他是从医务室的医生那裏知道舒芸身上的旧疾,如果不是因为这次巧合,舒芸可能永远不会跟他说。
舒芸耸肩隨意地说:“跟您说了,也改变不了什麽。”
“是你去做臥底的那三年裏染上的吧?”程宽黑著脸问。
他的这个学生什麽都好,就是太固执了。
什麽事都往前冲,完全不顾后果的。
当年她主动申请去克拉做臥底时,程宽是坚决反对的,但她还是去了,一去就是三年。
舒芸没有隱瞒,风淡云轻地说:“他们用药物控制下属,如果我不服用,我就暴露了。”
如果当时她不去,她就没法得到元帅的赏识,就无法在短短的十几年裏升职到少將。
有失才有得,舒芸很清楚这个道理。
“算你走运,刚好医学专业的师生们前几年研发了针对那种药物的治疗方案。”程宽狠狠地瞪著舒芸道。
真的不要命了。
那种药物不致命,但得不到缓解,会让人疼的死去活来,最后自杀而亡。
舒芸人手了十几年的疼痛,却从来没有跟他这个老师透露过。
如果不是因为这次意外,程宽可能永远都不知道。
他真的不知道该气自己,还是气舒芸。
舒芸突然想到什麽,她满脸关心地问:“老师,您跟肖院长的事,是真的吗?”
虽然舒芸已经没有权限登录学院內部论坛,但这几天来她这裏的医生和学生跟她说了不少关於程宽和肖廷元的八卦。
特別是那个轰动整个论坛的帖子,到现在还掛在首页,一点被別的帖子顶替的现象都没有。
“那家伙喝醉了,把我当做威革。”程宽想到那天的情况,心裏纳闷的不行。
明明是肖廷元说要请客的,最后他付了那顿午餐不说,后来因为‘抱’著他离开被人拍到,导致他现在只要是在学院裏走动就会有人对他指指点点。

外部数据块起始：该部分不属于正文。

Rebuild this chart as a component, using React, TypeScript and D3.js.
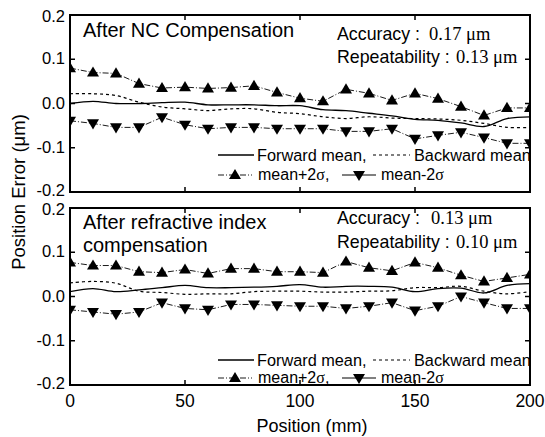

他不是没有试图解释这件事,但不管是指挥係的师生还是別的学院的,几乎没人相信他。
而且肖廷元那罪魁祸首居然忙著去追威革,一点解释的表现都没有。
只有他一人在那裏越描越黑,后来程宽干脆什麽都不说。
舒芸上下打量著程宽,脑海裏跟茜安·威革对比,区別不是一点点。
这都能认错,肖院长当时喝了多少酒?
程宽不想再这个话题上停留,他连忙转移话题说:“你在这裏养伤,要跟你的两位妹妹说吗?”
对於舒芸的家庭情况,程宽算是知道一二。
除了两个妹妹以外,对於其他家庭成员,舒芸应该是没什麽感情的。
“不了,等我治好了再告诉她们吧。”舒芸摇头,“就算告诉她们了,只会让她们担心,还不如我痊愈后跟她们说。”
*
僵尸游戏副本裏,一座建筑的顶楼。
“头,我们已经毁了十一块队牌,还要继续吗?”一名长相粗狂的大汉笑嗬嗬地问坐在一块大石头上的青年。